If nearly all of your relatives in Europe died in massacres and concentration camps your natural reaction when reading of the suffering of Germans during and after World War Two, might reasonably be “As ye sow, so shall ye reap.”
Looking at these events from a broader perspective, however, one sees that Germans were also victims of their own monstrous regime. Surviving the Fatherland tells the story of World War Two from the point of view of two children who lived in Solingen, a town that was heavily bombed by the allies during the war. Lily sees her father go off to the war, leaving her, her mother and her young brother in poverty. She idolizes her father, while her mother is a neurotic woman who makes no secret of the fact that she loves her son far more than her daughter. Later she is shocked to learn that her father could have gotten a deferment but volunteered to go. Gunter’s father was drafted, and toward the end of the war, his brother was as well. By the end of the war, he realizes the madness of it all and takes extraordinary measures to avoid conscription. In the end, Lily learns how to be a good mother from observing her own mother’s failings, and Germany learns how to be a good country from the pain of their experiences.
Surviving the Fatherland tells the stories of these two families in great detail and stands as one of the best World War Two memoirs I have read. It is fictional but based heavily on the experiences of the author’s parents.

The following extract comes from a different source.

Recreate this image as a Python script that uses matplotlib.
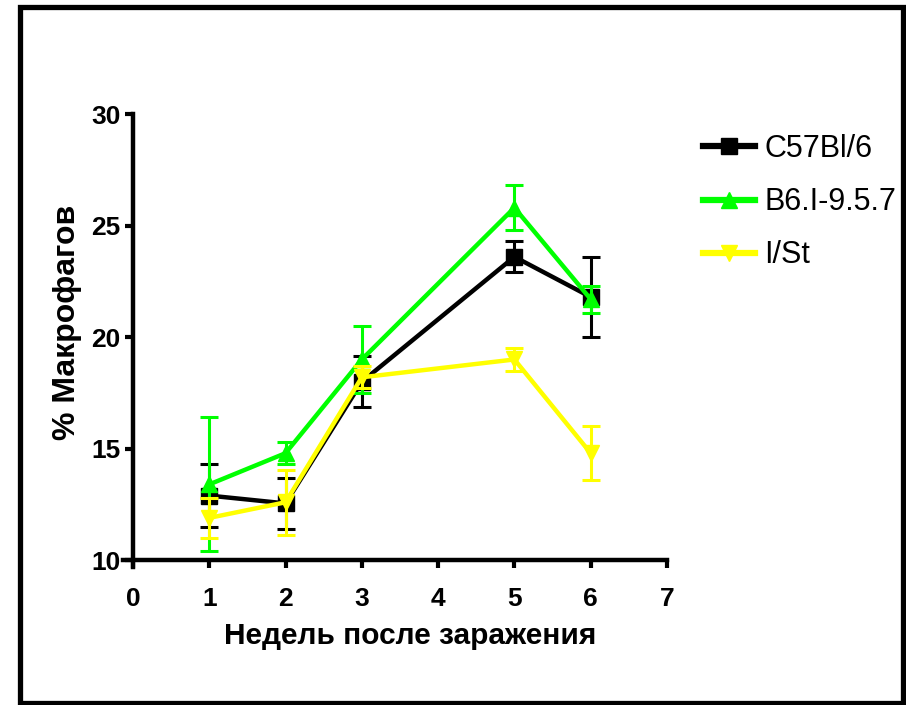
import matplotlib
matplotlib.use("Agg")
import matplotlib.pyplot as plt
from matplotlib.patches import Rectangle

plt.rcParams['font.family'] = ['Liberation Sans', 'DejaVu Sans']

weeks = [1, 2, 3, 5, 6]

c57_mean = [12.9, 12.55, 18.0, 23.6, 21.8]
c57_err = [1.4, 1.15, 1.15, 0.7, 1.8]

b6_mean = [13.4, 14.8, 19.0, 25.8, 21.7]
b6_err = [3.0, 0.5, 1.5, 1.0, 0.6]

ist_mean = [11.9, 12.6, 18.2, 19.0, 14.8]
ist_err = [0.9, 1.45, 0.5, 0.5, 1.2]

series_labels = ['C57Bl/6', 'B6.I-9.5.7', 'I/St']
x_ticks = [0, 1, 2, 3, 4, 5, 6, 7]
y_ticks = [10, 15, 20, 25, 30]

W, H = 906, 705
fig = plt.figure(figsize=(W / 100, H / 100), dpi=100)
ax = fig.add_axes([123 / W, 1 - 567 / H, (667 - 123) / W, (567 - 114) / H])

series = [
    (c57_mean, c57_err, '#000000', 's'),
    (b6_mean, b6_err, '#00ff00', '^'),
    (ist_mean, ist_err, '#ffff00', 'v'),
]
for (m, e, col, mk), lab in zip(series, series_labels):
    ax.errorbar(weeks, m, yerr=e, fmt='none', ecolor=col, elinewidth=2.2,
                capsize=6.5, capthick=2.2)
    ax.plot(weeks, m, color=col, lw=3.2, marker=mk, ms=12, mec=col, mfc=col,
            label=lab)

ax.set_xlim(-0.13, 7)
ax.set_ylim(9.7, 30)
ax.spines['left'].set_position(('data', 0))
ax.spines['bottom'].set_position(('data', 10))
ax.spines['right'].set_visible(False)
ax.spines['top'].set_visible(False)
for s in ('left', 'bottom'):
    ax.spines[s].set_linewidth(3.2)

ax.set_xticks(x_ticks)
ax.set_yticks(y_ticks)
ax.tick_params(direction='out', length=6, width=3, labelsize=19)
ax.tick_params(axis='x', pad=13)
ax.tick_params(axis='y', pad=3)
for lbl in ax.get_xticklabels() + ax.get_yticklabels():
    lbl.set_fontweight('bold')

ax.set_xlabel('Недель после заражения', fontsize=21.5, fontweight='bold')
ax.set_ylabel('% Макрофагов', fontsize=23, fontweight='bold')
ax.xaxis.set_label_coords(0.528, -0.121)
ax.yaxis.set_label_coords(-0.075, 0.539)

leg = ax.legend(loc='upper left', bbox_to_anchor=(703 / W, 1 - 134 / H),
                bbox_transform=fig.transFigure, frameon=False, fontsize=22,
                handlelength=1.7, handletextpad=0.3, labelspacing=0.76,
                borderpad=0, borderaxespad=0)
for h in leg.legend_handles:
    h.set_linewidth(4.5)

fig.patches.append(Rectangle((19.5 / W, 1 - 702.5 / H), (903.5 - 19.5) / W,
                             (702.5 - 7) / H, transform=fig.transFigure,
                             fill=False, edgecolor='black', linewidth=3.8))

fig.savefig('out.png', dpi=100, facecolor='white')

In the large picture, this grim story should give the reader hope. Germany emerged from this trauma to become an exemplar of freedom and democracy. They have faced up to their dreadful past and now handle their social problems in a rational manner, providing healthcare and higher education to their citizens and providing a high standard of living, while the U.S. is, increasingly, a failed state. Their leader, Angela Merkel, is presently considered the leader of the free world, while the present leader of the United States is definitely not. Germany learned the hard way, and the United States will learn the hard way.